Task brief
Only the lines from the one containing "Give me the" through the one containing "const arrowRightTemp = [351.4, 309.4];" should be duplicated, exactly as they appear. Pictures are to be left out.
begin Data supplied
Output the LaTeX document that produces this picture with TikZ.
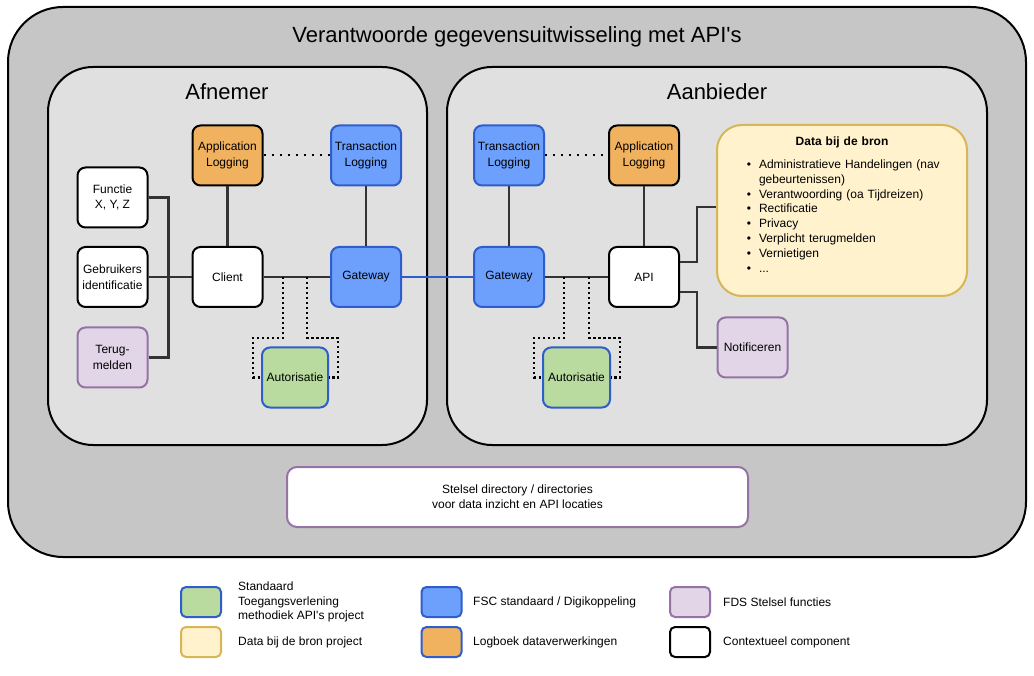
\documentclass[tikz,border=0pt]{standalone}
\usepackage{fontspec}
\setmainfont{Liberation Sans}[Ligatures=TeXOff]
\usetikzlibrary{positioning}

\definecolor{outergray}{HTML}{C6C6C6}
\definecolor{panelgray}{HTML}{E0E0E0}
\definecolor{logorange}{HTML}{F1B25F}
\definecolor{fscblue}{HTML}{6CA0FC}
\definecolor{fscborder}{HTML}{2F5ECC}
\definecolor{authgreen}{HTML}{B9DB9F}
\definecolor{fdsfill}{HTML}{E1D5E7}
\definecolor{fdsborder}{HTML}{9673A6}
\definecolor{bronfill}{HTML}{FFF2CC}
\definecolor{bronborder}{HTML}{D6B656}
\definecolor{lijn}{HTML}{333333}

\tikzset{
  comp/.style={draw, line width=2pt, rounded corners=8pt, minimum width=70pt,
    minimum height=60pt, inner sep=1pt, align=center,
    font=\fontsize{12}{15.5}\selectfont},
  ctx/.style={comp, draw=black, fill=white},
  applog/.style={comp, draw=black, fill=logorange},
  fsc/.style={comp, draw=fscborder, fill=fscblue},
  auth/.style={comp, draw=fscborder, fill=authgreen, minimum width=66pt},
  fds/.style={comp, draw=fdsborder, fill=fdsfill},
  legbox/.style={draw, line width=2pt, rounded corners=5pt, minimum width=40pt, minimum height=30pt},
  legtext/.style={anchor=west, align=left, inner sep=0pt, font=\fontsize{12}{14.5}\selectfont},
  conn/.style={draw=lijn, line width=2.2pt},
  blueconn/.style={draw=fscborder, line width=2pt},
  logdots/.style={draw=black, line width=2pt, dash pattern=on 2pt off 6pt},
  authdots/.style={draw=black, line width=2.5pt, dash pattern=on 2.5pt off 2.5pt}
}

\begin{document}
\begin{tikzpicture}[x=1pt,y=-1pt]
\useasboundingbox (0,0) rectangle (1034,676);

% containers
\node[draw=black, line width=2pt, fill=outergray, rounded corners=55pt,
  minimum width=1018pt, minimum height=550pt] (outer) at (517,282) {};
\node[font=\fontsize{22}{26}\selectfont] (title) at (517,37) {Verantwoorde gegevensuitwisseling met API's};

\node[draw=black, line width=2pt, fill=panelgray, rounded corners=45pt,
  minimum width=379pt, minimum height=378pt] (afnemer) at (237.5,256) {};
\node[draw=black, line width=2pt, fill=panelgray, rounded corners=45pt,
  minimum width=540pt, minimum height=378pt] (aanbieder) at (717,256) {};
\node[font=\fontsize{22}{26}\selectfont] (afnemertitle) at (227,92) {Afnemer};
\node[font=\fontsize{22}{26}\selectfont] (aanbiedertitle) at (717,92) {Aanbieder};

% afnemer
\node[applog] (applogL) at (227.5,155.5) {Application\\Logging};
\node[fsc] (translogL) at (366,155.5) {Transaction\\Logging};
\node[ctx] (functie) at (112.5,197.5) {Functie\\X, Y, Z};
\node[ctx] (gebruikers) at (112.5,277) {Gebruikers\\identificatie};
\node[fds] (terug) at (112.5,357.5) {Terug-\\melden};
\node[ctx] (client) at (227.5,277) {Client};
\node[fsc] (gatewayL) at (366,277) {Gateway};
\node[auth] (autorL) at (295,377.5) {Autorisatie};

% aanbieder
\node[fsc] (translogR) at (509,155.5) {Transaction\\Logging};
\node[applog] (applogR) at (644,155.5) {Application\\Logging};
\node[fsc] (gatewayR) at (509,277) {Gateway};
\node[ctx] (api) at (644,277) {API};
\node[auth, minimum width=67pt] (autorR) at (576.5,377.5) {Autorisatie};
\node[fds] (notif) at (752.5,347.5) {Notificeren};
\node[draw=bronborder, line width=2pt, fill=bronfill, rounded corners=25pt,
  minimum width=250pt, minimum height=171pt, text width=220pt, inner xsep=15pt,
  align=left, font=\fontsize{12}{14.8}\selectfont] (bron) at (842,210.5)
  {{\centering\textbf{Data bij de bron}\par}\vspace{8pt}
   \begin{list}{\textbullet}{\setlength{\leftmargin}{27pt}\setlength{\labelsep}{8pt}%
     \setlength{\itemsep}{0pt}\setlength{\parsep}{0pt}\setlength{\topsep}{0pt}\setlength{\partopsep}{0pt}}
   \item Administratieve Handelingen (nav gebeurtenissen)
   \item Verantwoording (oa Tijdreizen)
   \item Rectificatie
   \item Privacy
   \item Verplicht terugmelden
   \item Vernietigen
   \item ...
   \end{list}\par\vspace{12pt}\hrule height 0pt width 0pt};

\node[draw=fdsborder, line width=2pt, fill=white, rounded corners=10pt,
  minimum width=461pt, minimum height=60pt, align=center,
  font=\fontsize{12}{15}\selectfont] (stelsel) at (517.5,497)
  {Stelsel directory / directories\\voor data inzicht en API locaties};

% verbindingen afnemer
\draw[conn] (functie.east) -- ++(20,0) |- (terug.east);
\draw[conn] (gebruikers) -- (client);
\draw[conn] (applogL) -- (client);
\draw[conn] (translogL) -- (gatewayL);
\draw[conn] (client) -- (gatewayL);
\draw[logdots] (applogL) -- (translogL);
\coordinate (tapL1) at (283,277);
\coordinate (tapL2) at (307,277);
\draw[authdots] (tapL1) |- ++(-30,61) |- (autorL.west);
\draw[authdots] (tapL2) |- ++(31,61) |- (autorL.east);

% verbindingen aanbieder
\draw[blueconn] (gatewayL) -- (gatewayR);
\draw[conn] (translogR) -- (gatewayR);
\draw[conn] (applogR) -- (api);
\draw[conn] (gatewayR) -- (api);
\draw[logdots] (translogR) -- (applogR);
\coordinate (tapR1) at (564,277);
\coordinate (tapR2) at (589,277);
\draw[authdots] (tapR1) |- ++(-30,61) |- (autorR.west);
\draw[authdots] (tapR2) |- ++(31,61) |- (autorR.east);
\draw[conn] ([yshift=15pt]api.east) -- ++(17,0) |- ([yshift=3.5pt]bron.west);
\draw[conn] ([yshift=-15pt]api.east) -- ++(17,0) |- (notif.west);

% legenda
\node[legbox, draw=fscborder, fill=authgreen] (leg1) at (201,602) {};
\node[legtext] (leg1t) at (238,602) {Standaard\\Toegangsverlening\\methodiek API's project};
\node[legbox, draw=bronborder, fill=bronfill] (leg2) at (201,642) {};
\node[legtext] (leg2t) at (238,642) {Data bij de bron project};
\node[legbox, draw=fscborder, fill=fscblue] (leg3) at (441.5,602) {};
\node[legtext] (leg3t) at (473,602) {FSC standaard / Digikoppeling};
\node[legbox, draw=fscborder, fill=logorange] (leg4) at (441.5,642) {};
\node[legtext] (leg4t) at (473,642) {Logboek dataverwerkingen};
\node[legbox, draw=fdsborder, fill=fdsfill] (leg5) at (690,602) {};
\node[legtext] (leg5t) at (723,602) {FDS Stelsel functies};
\node[legbox, draw=black, fill=white] (leg6) at (690,642) {};
\node[legtext] (leg6t) at (723,642) {Contextueel component};
\end{tikzpicture}
\end{document}
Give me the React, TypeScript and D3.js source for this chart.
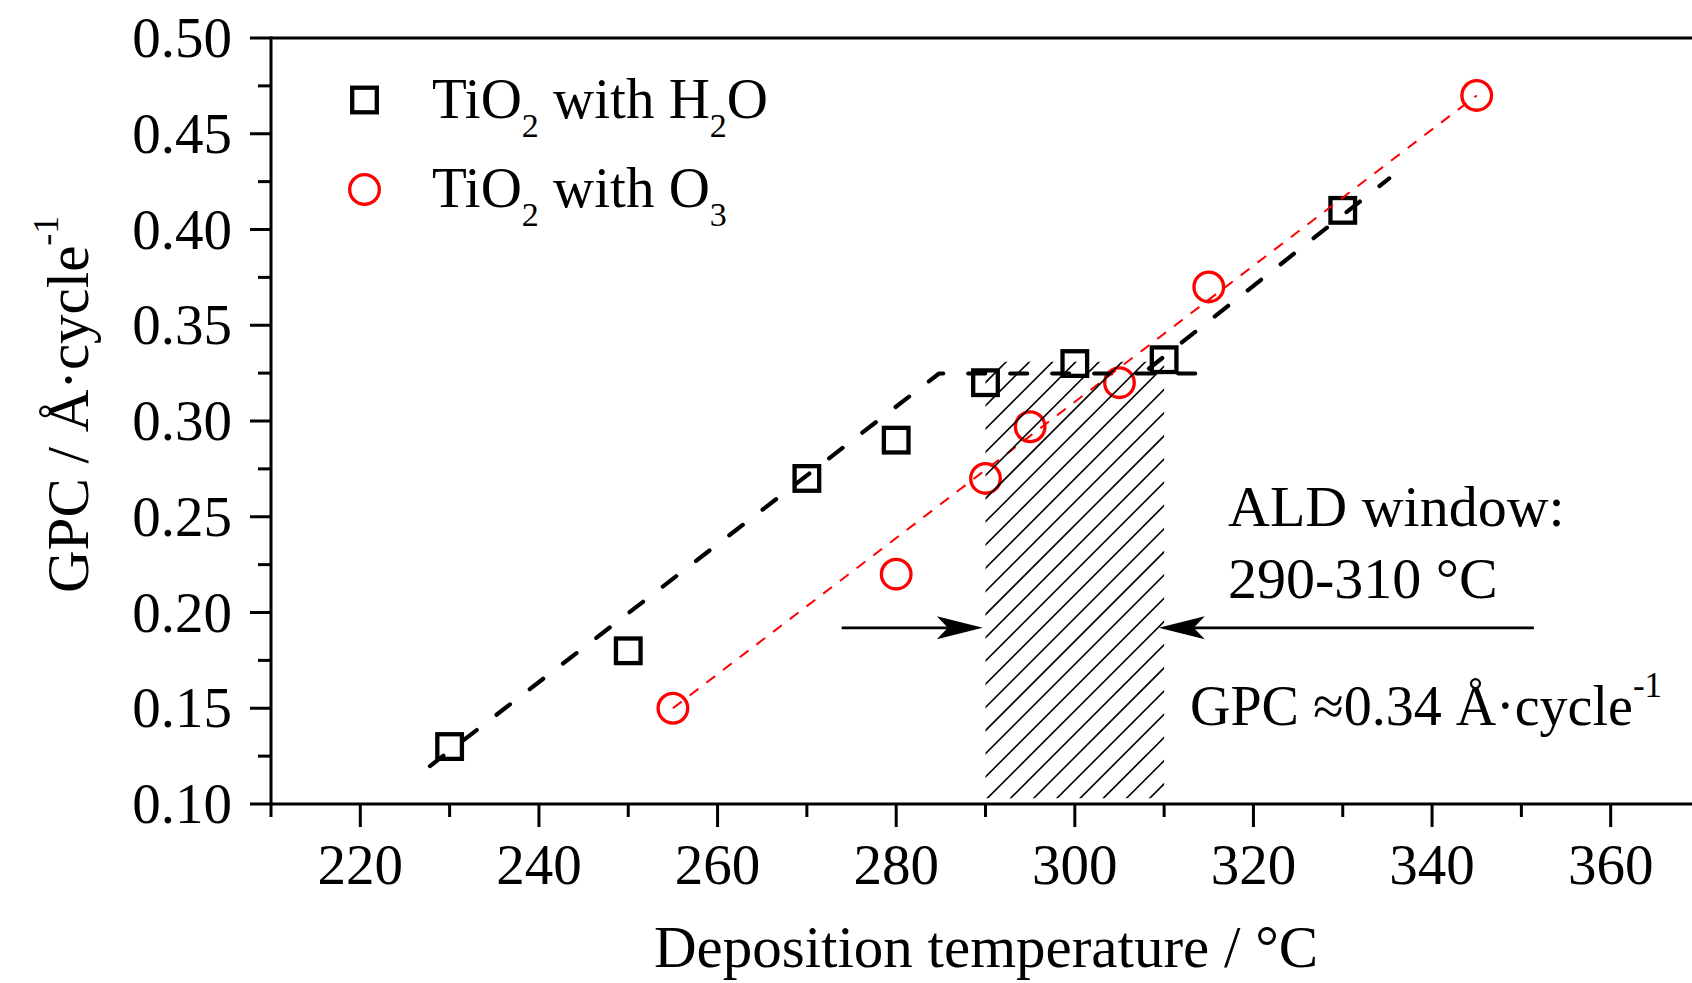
import React from 'react';
import * as d3 from 'd3';

// Growth per cycle of TiO2 versus deposition temperature
const h2oTemp = [230, 250, 270, 280, 290, 300, 310, 330];
const h2oGpc = [0.13, 0.18, 0.27, 0.29, 0.32, 0.33, 0.332, 0.41];
const o3Temp = [255, 280, 290, 295, 305, 315, 345];
const o3Gpc = [0.15, 0.22, 0.27, 0.297, 0.32, 0.37, 0.47];

// Guide lines (linear segments)
const h2oRiseTemp = [227.8, 284.8, 314.0];
const h2oRiseGpc = [0.1198, 0.3248, 0.3248];
const h2oHighTemp = [308.3, 335.2];
const h2oHighGpc = [0.3274, 0.4267];
const o3FitTemp = [255, 345];
const o3FitGpc = [0.15, 0.47];

// ALD window
const windowTemp = [290, 310];
const windowGpc = [0.103, 0.331];
const arrowGpc = 0.192;
const arrowLeftTemp = [273.9, 289.7];
const arrowRightTemp = [351.4, 309.4];

const xTicks = [220, 240, 260, 280, 300, 320, 340, 360];
const xMinorTicks = [210, 230, 250, 270, 290, 310, 330, 350, 370];
const yTicks = [0.1, 0.15, 0.2, 0.25, 0.3, 0.35, 0.4, 0.45, 0.5];
const yMinorTicks = [0.125, 0.175, 0.225, 0.275, 0.325, 0.375, 0.425, 0.475];

const W = 1692;
const H = 983;
const FONT = "'Liberation Serif', 'Times New Roman', serif";

const x = d3.scaleLinear().domain([210, 370]).range([271, 1700]);
const y = d3.scaleLinear().domain([0.1, 0.5]).range([804, 38]);
const fmt = d3.format('.2f');

const lineGen = d3
  .line<[number, number]>()
  .x((d) => x(d[0]))
  .y((d) => y(d[1]));

const zip = (a: number[], b: number[]): [number, number][] => a.map((v, i) => [v, b[i]]);

function Arrow({ from, to, yv }: { from: number; to: number; yv: number }) {
  const x0 = x(from);
  const tx = x(to);
  const ty = y(yv);
  const dir = tx > x0 ? 1 : -1;
  const back = tx - dir * 46;
  const notch = tx - dir * 35;
  const head = `M${tx},${ty} L${back},${ty - 11.5} L${notch},${ty} L${back},${ty + 11.5} Z`;
  return (
    <g>
      <line x1={x0} y1={ty} x2={notch} y2={ty} stroke="#000" strokeWidth={2.8} />
      <path d={head} fill="#000" />
    </g>
  );
}

export default function App() {
  const hx0 = x(windowTemp[0]);
  const hx1 = x(windowTemp[1]);
  const hy0 = y(windowGpc[1]);
  const hy1 = y(windowGpc[0]);
  const step = 23.2;
  const phase = 1600;
  const cMin = hx0 + hy0;
  const cMax = hx1 + hy1;
  const kStart = Math.floor((cMin - phase) / step) - 1;
  const kEnd = Math.ceil((cMax - phase) / step) + 1;
  const hatch = d3.range(kStart, kEnd + 1).map((k) => phase + k * step);

  const axisW = 3;

  return (
    <svg
      width={W}
      height={H}
      viewBox={`0 0 ${W} ${H}`}
      style={{ position: 'absolute', left: 0, top: 0, background: '#fff' }}
      fontFamily={FONT}
    >
      <defs>
        <clipPath id="winClip">
          <rect x={hx0} y={hy0} width={hx1 - hx0} height={hy1 - hy0} />
        </clipPath>
      </defs>
      <rect x={0} y={0} width={W} height={H} fill="#fff" />

      {/* frame */}
      <line x1={x(210)} y1={y(0.5)} x2={x(370)} y2={y(0.5)} stroke="#000" strokeWidth={axisW} />
      <line x1={x(370)} y1={y(0.5)} x2={x(370)} y2={y(0.1)} stroke="#000" strokeWidth={axisW} />
      <line x1={x(210)} y1={y(0.1)} x2={x(370)} y2={y(0.1)} stroke="#000" strokeWidth={axisW} />
      <line x1={x(210)} y1={y(0.1) + 1.5} x2={x(210)} y2={y(0.5) - 1.5} stroke="#000" strokeWidth={axisW} />

      {/* y ticks */}
      {yTicks.map((t) => (
        <g key={`yt${t}`}>
          <line x1={x(210) - 21} y1={y(t)} x2={x(210)} y2={y(t)} stroke="#000" strokeWidth={axisW} />
          <text x={232} y={y(t) + 19} textAnchor="end" fontSize={57}>
            {fmt(t)}
          </text>
        </g>
      ))}
      {yMinorTicks.map((t) => (
        <line key={`ym${t}`} x1={x(210) - 13} y1={y(t)} x2={x(210)} y2={y(t)} stroke="#000" strokeWidth={axisW} />
      ))}

      {/* x ticks */}
      {xTicks.map((t) => (
        <g key={`xt${t}`}>
          <line x1={x(t)} y1={y(0.1)} x2={x(t)} y2={y(0.1) + 23} stroke="#000" strokeWidth={axisW} />
          <text x={x(t)} y={884} textAnchor="middle" fontSize={57}>
            {t}
          </text>
        </g>
      ))}
      {xMinorTicks.map((t) => (
        <line key={`xm${t}`} x1={x(t)} y1={y(0.1)} x2={x(t)} y2={y(0.1) + 13} stroke="#000" strokeWidth={axisW} />
      ))}

      {/* axis titles */}
      <text x={986} y={967} textAnchor="middle" fontSize={59}>
        Deposition temperature / °C
      </text>
      <text transform="translate(88,593) rotate(-90)" fontSize={59}>
        GPC / Å·cycle
        <tspan dy={-30} fontSize={36}>
          -1
        </tspan>
      </text>

      {/* markers: H2O squares */}
      {h2oTemp.map((t, i) => (
        <rect
          key={`sq${t}`}
          x={x(t) - 12.3}
          y={y(h2oGpc[i]) - 12.3}
          width={24.6}
          height={24.6}
          fill="none"
          stroke="#000"
          strokeWidth={4.3}
        />
      ))}
      {/* markers: O3 circles */}
      {o3Temp.map((t, i) => (
        <circle key={`ci${t}`} cx={x(t)} cy={y(o3Gpc[i])} r={14.8} fill="none" stroke="#ff0000" strokeWidth={3.3} />
      ))}

      {/* guide lines */}
      <path
        d={lineGen(zip(h2oRiseTemp, h2oRiseGpc)) || ''}
        fill="none"
        stroke="#000"
        strokeWidth={4.2}
        strokeDasharray="17 25"
        strokeLinecap="round"
        strokeLinejoin="round"
      />
      <path
        d={lineGen(zip(h2oHighTemp, h2oHighGpc)) || ''}
        fill="none"
        stroke="#000"
        strokeWidth={4.2}
        strokeDasharray="17 25"
        strokeLinecap="round"
      />
      <path
        d={lineGen(zip(o3FitTemp, o3FitGpc)) || ''}
        fill="none"
        stroke="#ff0000"
        strokeWidth={2}
        strokeDasharray="11 10"
      />

      {/* ALD window hatching */}
      <g clipPath="url(#winClip)">
        {hatch.map((c) => (
          <line key={`h${c}`} x1={hx0 - 5} y1={c - hx0 + 5} x2={hx1 + 5} y2={c - hx1 - 5} stroke="#000" strokeWidth={1.6} />
        ))}
      </g>

      {/* arrows */}
      <Arrow from={arrowLeftTemp[0]} to={arrowLeftTemp[1]} yv={arrowGpc} />
      <Arrow from={arrowRightTemp[0]} to={arrowRightTemp[1]} yv={arrowGpc} />

      {/* annotations */}
      <text x={1228} y={526} fontSize={58}>
        ALD window:
      </text>
      <text x={1228} y={598} fontSize={58}>
        290-310 °C
      </text>
      <text x={1190} y={725} fontSize={56}>
        GPC ≈0.34 Å·cycle
        <tspan dy={-28} fontSize={35}>
          -1
        </tspan>
      </text>

      {/* legend */}
      <rect x={364.5 - 12.3} y={100 - 12.3} width={24.6} height={24.6} fill="none" stroke="#000" strokeWidth={4.3} />
      <text x={432} y={118} fontSize={57}>
        TiO
        <tspan dy={19} fontSize={34}>
          2
        </tspan>
        <tspan dy={-19}> with H</tspan>
        <tspan dy={19} fontSize={34}>
          2
        </tspan>
        <tspan dy={-19}>O</tspan>
      </text>
      <circle cx={364.5} cy={189.5} r={14.8} fill="none" stroke="#ff0000" strokeWidth={3.3} />
      <text x={432} y={207} fontSize={57}>
        TiO
        <tspan dy={19} fontSize={34}>
          2
        </tspan>
        <tspan dy={-19}> with O</tspan>
        <tspan dy={19} fontSize={34}>
          3
        </tspan>
      </text>
    </svg>
  );
}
end Data supplied
Exercise response
Give me the React, TypeScript and D3.js source for this chart.
import React from 'react';
import * as d3 from 'd3';

// Growth per cycle of TiO2 versus deposition temperature
const h2oTemp = [230, 250, 270, 280, 290, 300, 310, 330];
const h2oGpc = [0.13, 0.18, 0.27, 0.29, 0.32, 0.33, 0.332, 0.41];
const o3Temp = [255, 280, 290, 295, 305, 315, 345];
const o3Gpc = [0.15, 0.22, 0.27, 0.297, 0.32, 0.37, 0.47];

// Guide lines (linear segments)
const h2oRiseTemp = [227.8, 284.8, 314.0];
const h2oRiseGpc = [0.1198, 0.3248, 0.3248];
const h2oHighTemp = [308.3, 335.2];
const h2oHighGpc = [0.3274, 0.4267];
const o3FitTemp = [255, 345];
const o3FitGpc = [0.15, 0.47];

// ALD window
const windowTemp = [290, 310];
const windowGpc = [0.103, 0.331];
const arrowGpc = 0.192;
const arrowLeftTemp = [273.9, 289.7];
const arrowRightTemp = [351.4, 309.4];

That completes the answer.